Cartoon Network director of programming Linda Simensky, already a big fan of Goldin’s work before being pitched Trevor!, likes that the short takes viewers in a down-the-rabbit-hole kind of direction. ‘Going into someone’s head and seeing their alternative universe is sort of a mainstay of indie animation, but in this alternative universe, they go into an Alice in Wonderland-type story more than anything, which I thought seemed smart, clever and different from what was out there; that added the extra twist I was looking for,’ says Simensky. While Trevor! may seem unusual for Cartoon Network in terms of its series, Simensky maintains it is not that unusual-looking for the net’s sked, which offers quite a mixture. ‘I felt it was a little bit of an experiment for me, but it ended up working really well for the network,’ says Simensky.
Prodco: Mainframe
Show: Weird-Ohs
Two friends, Digger and Eddie, are looking to achieve everything teen boys want: success, girls and a way to get out of school. Their schemes are always foiled due, in large part, to poor planning, but also because of Digger’s sister Portia, who sees the lunacy of their ways, yet ultimately gets caught up in their schemes-exacerbating things even more. Weird-Ohs is based on a toy model line of monsters and race cars from the ’60s that Mainframe recreated in 3-D using keyframe animation with a squash-and-stretch approach. ‘We tried to capture the frenetic pace and look that you saw in the traditional Looney Tunes cartoons-where the characters stretch off the screen and the eyes bug out; all these strange things and the crazy pacing we brought into
3-D,’ says Dan DiDio, VP of creative affairs at Mainframe.
The prodco felt it was important to preserve the spirit of the of the original toy line that was created during the hot rod and motorcycle culture, so there is a retro feel in its design-looking like something that could be set in either the ’60s or the ’90s. According to DiDio: ‘We worked the hot rod culture into everything-the diner had car references throughout, the mail boxes were on car mufflers, and the street lights were racing lights.’
While DiDio was at ABC in `94/’95, he had Weird-Ohs on his development slate as a straight 2-D show because the technology did not yet exist to make it into a computer-generated property. Once DiDio moved over to Mainframe, the company decided to hold onto the show until the technology caught up to what the team wanted to do with it.
Weird-Ohs represents yet another visually distinct show in Mainframe’s portfolio. DiDio feels that this distinctiveness protects Mainframe from being pigeon-holed: ‘A lot of houses use motion capture, and your strengths and weaknesses are in the motion capture-you are as good as your performing artist. Our strength is in our animators, the ones who are able to animate the people’s faces or the movement,’ he says.

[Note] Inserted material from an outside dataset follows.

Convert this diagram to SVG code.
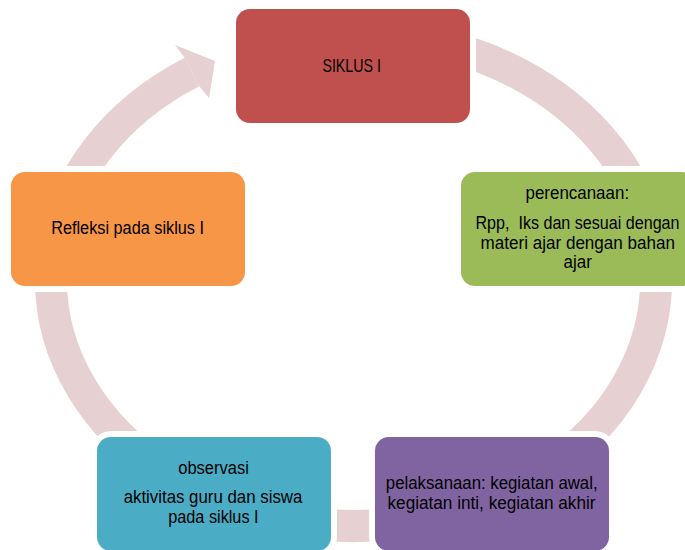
<svg xmlns="http://www.w3.org/2000/svg" width="685" height="550" viewBox="0 0 685 550">
<style>
.ring{fill:none;stroke:#E7D0D1;stroke-width:32;stroke-linecap:butt}
.head{fill:#E7D0D1}
.halo{fill:#FFFFFF}
.t{font-family:"Liberation Sans",Arial,sans-serif;font-size:17.5px;fill:#000;text-anchor:middle}
</style>
<rect width="685" height="550" fill="#FFFFFF"/>
<g id="connectors">
<path class="ring" d="M 192 72 A 302.5 246 0 1 0 352.5 34"/>
<polygon class="head" points="184.7,57.7 175,45 215,61 209,98 199.3,86.3"/>
</g>
<g id="node-siklus">
<rect class="halo" x="230" y="3" width="246" height="126" rx="20"/>
<rect x="236" y="9" width="234" height="114" rx="14" fill="#C0504D"/>
<text class="t" x="351.7" y="71.9" textLength="58.6" lengthAdjust="spacingAndGlyphs">SIKLUS I</text>
</g>
<g id="node-perencanaan">
<rect class="halo" x="455" y="166" width="246" height="126" rx="20"/>
<rect x="461" y="172" width="234" height="114" rx="14" fill="#9BBB59"/>
<text class="t" x="577.3" y="199" textLength="103.6" lengthAdjust="spacingAndGlyphs">perencanaan:</text>
<text class="t" x="577.5" y="228.7" textLength="204" lengthAdjust="spacingAndGlyphs" xml:space="preserve">Rpp,  Iks dan sesuai dengan</text>
<text class="t" x="577.8" y="249" textLength="194.4" lengthAdjust="spacingAndGlyphs">materi ajar dengan bahan</text>
<text class="t" x="577.8" y="268.3" textLength="28.4" lengthAdjust="spacingAndGlyphs">ajar</text>
</g>
<g id="node-pelaksanaan">
<rect class="halo" x="369" y="431" width="246" height="126" rx="20"/>
<rect x="375" y="437" width="234" height="114" rx="14" fill="#8064A2"/>
<text class="t" x="491.7" y="488.6" textLength="211.8" lengthAdjust="spacingAndGlyphs">pelaksanaan: kegiatan awal,</text>
<text class="t" x="491.5" y="508.6" textLength="208" lengthAdjust="spacingAndGlyphs">kegiatan inti, kegiatan akhir</text>
</g>
<g id="node-observasi">
<rect class="halo" x="91" y="431" width="246" height="126" rx="20"/>
<rect x="97" y="437" width="234" height="114" rx="14" fill="#4BACC6"/>
<text class="t" x="213.6" y="473.5" textLength="70.8" lengthAdjust="spacingAndGlyphs">observasi</text>
<text class="t" x="213" y="503.3" textLength="178.7" lengthAdjust="spacingAndGlyphs">aktivitas guru dan siswa</text>
<text class="t" x="213.4" y="523.3" textLength="90.4" lengthAdjust="spacingAndGlyphs">pada siklus I</text>
</g>
<g id="node-refleksi">
<rect class="halo" x="5" y="166" width="246" height="126" rx="20"/>
<rect x="11" y="172" width="234" height="114" rx="14" fill="#F79646"/>
<text class="t" x="127.6" y="234.3" textLength="152.9" lengthAdjust="spacingAndGlyphs">Refleksi pada siklus I</text>
</g>
</svg>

Mainframe’s goal is not to make something look as realistic as possible-after all, it’s animation not live action-but to create something that has a cartoon feel and moves in a unique style, thus propelling the medium forward rather than stopping at the limitations that real life presents. In fact, Mainframe pushed its own tech limitations and created new software to accomplish its vision of Weird-Ohs. The studio plans to take this same technology and roll it out into other new series.
‘The CGI style of animation had really never been applied to that comedy, squash-and-stretch style of animation, and the color palette was just great,’ says Joel Andryc, executive VP of children’s programming and development at Fox Family Channel and Fox Kids Network. ‘What Mainframe did in terms of the look of the show was fantastic.’